Let's say I have a dataset with the following:
# dataset_left
# ----------------- -------------- ---------------
#| A | B | C |
# ----------------- -------------- ---------------
#| some_value_1 | some_value_3 | some_value_5 |
# ----------------- -------------- ---------------
#| some_value_2 | some_value_4 | some_value_6 |
# ----------------- -------------- ---------------
I also have another dataset like the following:
# dataset_rules
# ----------------- -------------- ---------------
#| A | B | result_col |
# ----------------- -------------- ---------------
#| null | some_value_3 | result_1 |
# ----------------- -------------- ---------------
#| some_value_2 | null | result_2 |
# ----------------- -------------- ---------------
My goal is to join the two datasets with this rule:
For the dataset_rules : null values in column A & column B can match any value from the dataset_left.
The join should only take into account non-null values from the dataset_rules.
So for the 1st row in dataset_rule, only column B should be used as a condition.
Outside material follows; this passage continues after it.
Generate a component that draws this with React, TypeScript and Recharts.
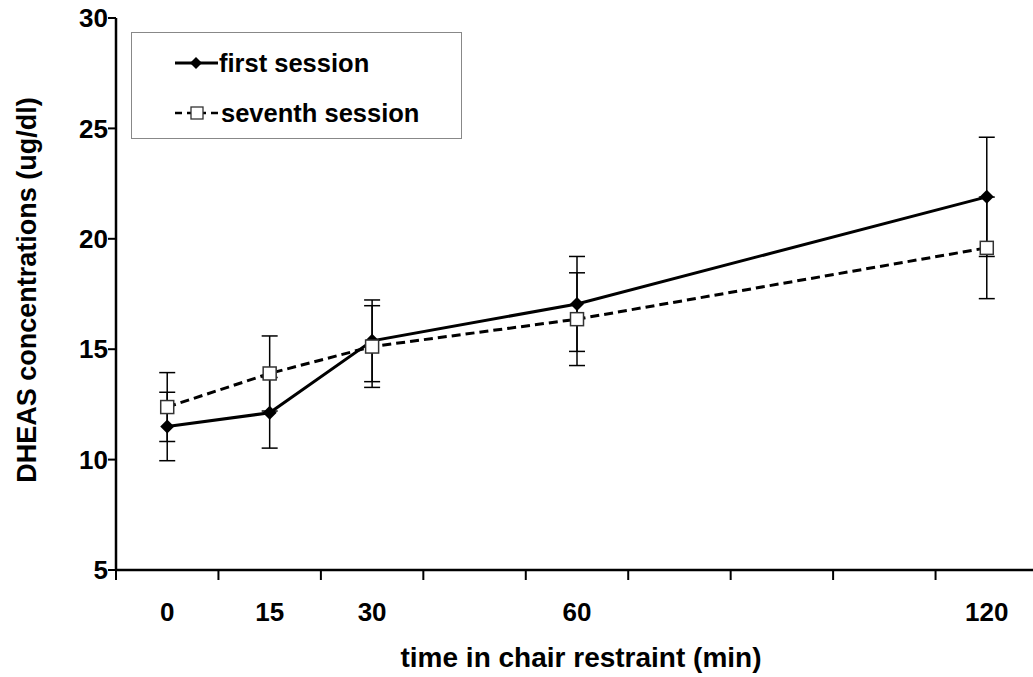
import React from "react";
import { LineChart, Line, XAxis, YAxis, ErrorBar, Legend, Label } from "recharts";

// x positions follow the original category axis (blank slots between 30/60 and 60/120)
const timeLabels = ["0", "15", "30", "", "60", "", "", "", "120"];
const firstSession = [11.5, 12.12, 15.38, null, 17.05, null, null, null, 21.9];
const firstSessionErr = [1.55, 1.6, 1.85, null, 2.15, null, null, null, 2.7];
const seventhSession = [12.38, 13.9, 15.12, null, 16.36, null, null, null, 19.59];
const seventhSessionErr = [1.56, 1.7, 1.85, null, 2.1, null, null, null, 2.3];
const yTicks = [5, 10, 15, 20, 25, 30];

const data = timeLabels.map((time, i) => ({
  time,
  first: firstSession[i],
  firstErr: firstSessionErr[i],
  seventh: seventhSession[i],
  seventhErr: seventhSessionErr[i],
}));

const FONT = "'Liberation Sans', Arial, sans-serif";
const CHART_W = 1038;
const CHART_H = 677;
const Y_AXIS_W = 116;
const BAND = (CHART_W - Y_AXIS_W) / timeLabels.length;

function XTick(props: any) {
  const { x, y, payload } = props;
  const left = x - BAND / 2;
  return (
    <g>
      <line x1={left} y1={y} x2={left} y2={y + 10} stroke="#000" strokeWidth={2} />
      <text
        x={x}
        y={y + 51}
        textAnchor="middle"
        fontSize={26}
        fontWeight="bold"
        fontFamily={FONT}
        fill="#000"
      >
        {payload.value}
      </text>
    </g>
  );
}

function Diamond(props: any) {
  const { cx, cy, index } = props;
  if (cx == null || cy == null) return <g key={index} />;
  const r = 7;
  return (
    <path
      key={index}
      d={`M${cx},${cy - r}L${cx + r},${cy}L${cx},${cy + r}L${cx - r},${cy}Z`}
      fill="#000"
    />
  );
}

function Square(props: any) {
  const { cx, cy, index } = props;
  if (cx == null || cy == null) return <g key={index} />;
  const h = 6.5;
  return (
    <rect
      key={index}
      x={cx - h}
      y={cy - h}
      width={h * 2}
      height={h * 2}
      fill="#fff"
      stroke="#333"
      strokeWidth={1.5}
    />
  );
}

function LegendBox() {
  return (
    <svg width={331} height={107} style={{ display: "block" }}>
      <line x1={43} y1={30} x2={86} y2={30} stroke="#000" strokeWidth={3} />
      <path d="M64,24L70,30L64,36L58,30Z" fill="#000" />
      <text x={87} y={39} fontSize={25.5} fontWeight="bold" fontFamily={FONT} fill="#000">
        first session
      </text>
      <line x1={43} y1={80} x2={88} y2={80} stroke="#000" strokeWidth={2.5} strokeDasharray="7 5" />
      <rect x={59} y={74} width={12} height={12} fill="#fff" stroke="#333" strokeWidth={1.3} />
      <text x={89} y={89} fontSize={25.5} fontWeight="bold" fontFamily={FONT} fill="#000">
        seventh session
      </text>
    </svg>
  );
}

export default function App() {
  return (
    <div
      style={{
        position: "absolute",
        left: 0,
        top: 0,
        width: 1033,
        height: CHART_H,
        overflow: "hidden",
        background: "#fff",
      }}
    >
      <LineChart
        width={CHART_W}
        height={CHART_H}
        data={data}
        margin={{ top: 18, right: 0, left: 0, bottom: 0 }}
      >
        <XAxis
          dataKey="time"
          height={107}
          interval={0}
          padding={{ left: BAND / 2, right: BAND / 2 }}
          tickLine={false}
          tickSize={0}
          tickMargin={0}
          tick={<XTick />}
          axisLine={{ stroke: "#000", strokeWidth: 2.5 }}
        >
          <Label
            content={() => (
              <text
                x={581}
                y={667}
                textAnchor="middle"
                fontSize={28}
                fontWeight="bold"
                fontFamily={FONT}
                fill="#000"
              >
                time in chair restraint (min)
              </text>
            )}
          />
        </XAxis>
        <YAxis
          width={Y_AXIS_W}
          domain={[5, 30]}
          ticks={yTicks}
          interval={0}
          tickSize={8}
          tickMargin={0}
          tick={{ fontSize: 26, fontWeight: "bold", fontFamily: FONT, fill: "#000" }}
          tickLine={{ stroke: "#000", strokeWidth: 2 }}
          axisLine={{ stroke: "#000", strokeWidth: 2.5 }}
        >
          <Label
            content={(p: any) => {
              const vb = p.viewBox;
              const cy = vb.y + vb.height / 2;
              return (
                <text
                  transform={`translate(36,${cy - 4}) rotate(-90)`}
                  textAnchor="middle"
                  fontSize={27}
                  fontWeight="bold"
                  fontFamily={FONT}
                  fill="#000"
                >
                  DHEAS concentrations (ug/dl)
                </text>
              );
            }}
          />
        </YAxis>
        <Legend
          layout="vertical"
          align="center"
          verticalAlign="middle"
          content={() => <LegendBox />}
          wrapperStyle={{
            position: "absolute",
            left: 131,
            top: 32,
            width: 331,
            height: 107,
            border: "1px solid #888",
            background: "#fff",
            boxSizing: "border-box",
          }}
        />
        <Line
          type="linear"
          dataKey="first"
          name="first session"
          stroke="#000"
          strokeWidth={3}
          connectNulls
          dot={Diamond}
          activeDot={false}
          isAnimationActive={false}
        >
          <ErrorBar dataKey="firstErr" direction="y" width={8} stroke="#000" strokeWidth={1.5} />
        </Line>
        <Line
          type="linear"
          dataKey="seventh"
          name="seventh session"
          stroke="#000"
          strokeWidth={3}
          strokeDasharray="9 5"
          connectNulls
          dot={Square}
          activeDot={false}
          isAnimationActive={false}
        >
          <ErrorBar dataKey="seventhErr" direction="y" width={8} stroke="#000" strokeWidth={1.5} />
        </Line>
      </LineChart>
    </div>
  );
}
And for the 2nd row, only column A should be used as a condition.
I want to achieve the following desired result :
# dataset_result
# ----------------- -------------- --------------- ------------
#| A | B | C | result_col |
# ----------------- -------------- --------------- ------------
#| some_value_1 | some_value_3 | some_value_5 | result_1 |
# ----------------- -------------- --------------- ------------
#| some_value_2 | some_value_4 | some_value_6 | result_2 |
# ----------------- -------------- --------------- ------------
The goal is to avoid hard coding the rules in dataset_rules to make it easy to add new rules and more maintainable.
CodePudding user response:
You can join using when or coalesce expression like this:
from pyspark.sql import functions as F
join_cond = (
(F.coalesce(dataset_rules["A"], dataset_left["A"]) == dataset_left["A"])
& (F.coalesce(dataset_rules["B"], dataset_left["B"]) == dataset_left["B"])
)
result = dataset_left.join(dataset_rules, join_cond, "left").select(
dataset_left["*"],
dataset_rules["result_col"]
)
result.show()
# ------------ ------------ ------------ ----------
#| A| B| C|result_col|
# ------------ ------------ ------------ ----------
#|some_value_1|some_value_3|some_value_5| result_1|
#|some_value_2|some_value_4|some_value_6| result_2|
# ------------ ------------ ------------ ----------